Take Senate District 22 (Industry, West Covina), where two candidates from the Democratic Party advanced from the nonpartisan, top-two open primary in June — Mike Eng and Susan Rubio.
Independent and Republican voters will decide the race in Senate District 22. This opens a path to victory for the candidate who has proven that they are not beholden to the party line or its leadership. In this case, that candidate is Susan Rubio.
“In years past when it used to be Republican and Democrats, the reality is party leaders already had their pick — they already knew who they wanted for the seat, and someone more like myself, someone who is not part of the establishment would never be the chosen one,” Rubio told me in an interview. “Now, the way the system is designed, someone like myself can get past the primary. Now, we have an independent voice.”

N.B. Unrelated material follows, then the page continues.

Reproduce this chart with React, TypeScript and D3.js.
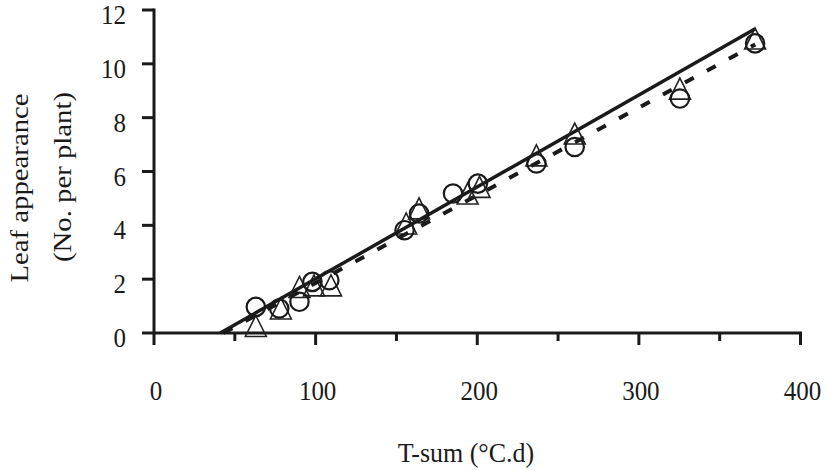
import { useEffect, useRef } from "react"
import * as d3 from "d3"

// observed leaf appearance, two treatments
const circleTsum = [63, 77.5, 90, 98, 108.5, 155, 164, 185, 200.4, 236.6, 260.3, 325.4, 371.9]
const circleLeaves = [0.97, 0.91, 1.16, 1.9, 1.96, 3.82, 4.44, 5.18, 5.55, 6.3, 6.91, 8.71, 10.76]
const triangleTsum = [63, 78.5, 90, 99, 109.5, 156, 164, 194, 201.4, 236.6, 260.3, 325.4, 371.9]
const triangleLeaves = [0.26, 0.91, 1.71, 1.77, 1.77, 4.07, 4.63, 5.18, 5.43, 6.6, 7.41, 9.08, 10.94]

// fitted regression lines (end points)
const solidFitTsum = [41, 372]
const solidFitLeaves = [0, 11.3]
const dashedFitTsum = [43, 372]
const dashedFitLeaves = [0, 10.72]

const xTicks = [0, 100, 200, 300, 400]
const xMinorTicks = [50, 150, 250, 350]
const yTicks = [0, 2, 4, 6, 8, 10, 12]

export default function App() {
  const svgRef = useRef<SVGSVGElement>(null)

  useEffect(() => {
    if (!svgRef.current) return
    const svg = d3.select(svgRef.current)
    svg.selectAll("*").remove()

    const font = "'Liberation Serif', 'Times New Roman', serif"
    const ink = "#1a1a1a"

    const x = d3.scaleLinear().domain([0, 400]).range([154, 800.5])
    const y = d3.scaleLinear().domain([0, 12]).range([333, 10])

    const g = svg.append("g")

    // axis lines
    g.append("line")
      .attr("x1", x(0)).attr("x2", x(0))
      .attr("y1", y(12) - 1.5).attr("y2", y(0))
      .style("stroke", ink).style("stroke-width", 3)
    g.append("line")
      .attr("x1", x(0)).attr("x2", x(400) + 1.5)
      .attr("y1", y(0)).attr("y2", y(0))
      .style("stroke", ink).style("stroke-width", 3)

    // y ticks + labels
    yTicks.forEach(t => {
      g.append("line")
        .attr("x1", x(0) - 12).attr("x2", x(0))
        .attr("y1", y(t)).attr("y2", y(t))
        .style("stroke", ink).style("stroke-width", 3)
      g.append("text")
        .attr("transform", `translate(126,${y(t) + 14}) scale(1,1.08)`)
        .attr("text-anchor", "end")
        .style("font-family", font)
        .style("font-size", "25px")
        .style("fill", ink)
        .text(t)
    })

    // x ticks + labels
    xTicks.forEach(t => {
      g.append("line")
        .attr("x1", x(t)).attr("x2", x(t))
        .attr("y1", y(0)).attr("y2", y(0) + 12)
        .style("stroke", ink).style("stroke-width", 3)
      g.append("text")
        .attr("transform", `translate(${x(t) + 2},400) scale(1,1.08)`)
        .attr("text-anchor", "middle")
        .style("font-family", font)
        .style("font-size", "25px")
        .style("fill", ink)
        .text(t)
    })
    xMinorTicks.forEach(t => {
      g.append("line")
        .attr("x1", x(t)).attr("x2", x(t))
        .attr("y1", y(0)).attr("y2", y(0) + 8)
        .style("stroke", ink).style("stroke-width", 3)
    })

    // axis titles
    g.append("text")
      .attr("transform", "translate(466,462) scale(1,1.08)")
      .attr("text-anchor", "middle")
      .style("font-family", font)
      .style("font-size", "26px")
      .style("fill", ink)
      .text("T-sum (°C.d)")

    const yTitle = [
      { text: "Leaf appearance", bx: 28, cy: 188 },
      { text: "(No. per plant)", bx: 71, cy: 177 },
    ]
    yTitle.forEach(l => {
      g.append("text")
        .attr("transform", `translate(${l.bx},${l.cy}) rotate(-90) scale(1.15,1)`)
        .attr("text-anchor", "middle")
        .style("font-family", font)
        .style("font-size", "25px")
        .style("fill", ink)
        .text(l.text)
    })

    // regression lines
    const lineGen = d3.line<[number, number]>().x(d => x(d[0])).y(d => y(d[1]))
    const solidPts = solidFitTsum.map((t, i) => [t, solidFitLeaves[i]] as [number, number])
    const dashedPts = dashedFitTsum.map((t, i) => [t, dashedFitLeaves[i]] as [number, number])

    g.append("path")
      .attr("d", lineGen(dashedPts))
      .style("fill", "none")
      .style("stroke", ink)
      .style("stroke-width", 4)
      .style("stroke-dasharray", "10,15")

    g.append("path")
      .attr("d", lineGen(solidPts))
      .style("fill", "none")
      .style("stroke", ink)
      .style("stroke-width", 3.5)

    // triangles
    const tw = 21
    const th = 21
    triangleTsum.forEach((t, i) => {
      const cx = x(t)
      const cy = y(triangleLeaves[i])
      g.append("path")
        .attr("d", `M${cx},${cy - th / 2}L${cx + tw / 2},${cy + th / 2}L${cx - tw / 2},${cy + th / 2}Z`)
        .style("fill", "none")
        .style("stroke", "#222")
        .style("stroke-width", 1.6)
    })

    // circles
    circleTsum.forEach((t, i) => {
      g.append("circle")
        .attr("cx", x(t))
        .attr("cy", y(circleLeaves[i]))
        .attr("r", 9.2)
        .style("fill", "none")
        .style("stroke", ink)
        .style("stroke-width", 2.2)
    })
  }, [])

  return (
    <svg
      ref={svgRef}
      width={825}
      height={470}
      style={{ position: "absolute", left: 0, top: 0, background: "#fff" }}
    />
  )
}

Rubio is a strong defender of the nonpartisan, top-two primary system, and believes every voter should have a chance to have their voice heard, regardless of party.
Looking at the Race: An Independent Voice vs. Establishment Politics
Susan Rubio is a former city clerk and councilmember for Baldwin Park. She also has 17 years of in-classroom teaching experience and is currently a fourth grade teacher with the Monrovia Unified School District. She is running to be the first Latina elected to the State Senate in a non-special general election.
Rubio, like her sister, Assemblymember Blanca Rubio, has a record of being a fierce independent. Her focus since first being elected to city clerk has been on strengthening her community in all areas — from public education to the economy — by maintaining a close working relationship with teachers, businesses, community leaders, and others.
“A lot of the times, people in Sacramento become disconnected, and lose touch as some of the changes are going on,” she said.
Rubio says maintaining these relationships in the community helped save hundreds of homes, kept hundreds of businesses from moving to another city, and saved the local police department from closing. She is running with the endorsements of several current and former elected officials (at the local and state level), nonprofit organizations, public safety associations, women’s groups, and more.
She does not, however, have the endorsement of the Democratic Party.
The party’s pick in this race is Mike Eng, who served in the State Assembly from 2006 to 2012. He also has the endorsement and support of top party leaders and Democratic elected officials — names like Toni Atkins, Kevin de León, Anthony Rendon, Ian Calderon, Norma Torres, Adam Schiff, and more.
Eng is unquestionably part of the Democratic establishment apparatus in Los Angeles County, and has a record of being a rank-and-file party member.
To Rubio’s point, under a partisan primary system, Mike Eng would have likely advanced to the November election with the party’s support, and then voters would not have had any real alternative at the ballot box. In fact, Eng would have likely run unopposed (the 2018 primary had zero Republicans).
Don’t Forget The Independents
Senate District 22, located in Los Angeles County, is a district that Hillary Clinton carried by nearly 70% in 2016. It’s a district that is so blue that Kevin de León ran unopposed in 2010 because Republicans knew running was pointless.
However, the most important and often overlooked variable that will make the difference in this race is the district’s enormous independent voter population — called No Party Preference (NPP) voters in California.
No Party Preference voters now comprise 30% of the district’s registered voter population. Republicans only make up approximately 19% of registered voters. The winning candidate in this race needs support from these voters. Being the party favorite no longer assures a candidate victory.
Susan Rubio says voters in her district are fed up with party-first politics. They are tired of hyper-partisan rhetoric and inaction, and that is being reflected in the voter registration numbers.
“What I hear from my constituents is they think things are already rigged; things are already fixed, so they don’t feel like belonging to a party where their voices are not going to be heard,” she said.
Rubio says she represents “the middle ground voters are desperately seeking,” while her opponent represents the party establishment.
“I have been very successful in getting Republican women groups in particular to be supportive. Even though I am a Democrat and a very active Democrat, I have always cultivated relationships with Republican groups,” she said. These are groups who feel heavily marginalized and disenfranchised because of how Democratic the district is.
“I am reaching out to every single group, letting them know that I don’t represent one party or the other, as it pertains to getting elected. Once you are elected, you represent everyone in the district,” she remarked.
Rubio’s candidacy, along with others like hers, changes the way we look at electoral competition in California. It is no longer simply about who the dominant political party wants; it’s about who has the broadest appeal among voters.
The election in California State Senate District 22 will be held on November 6.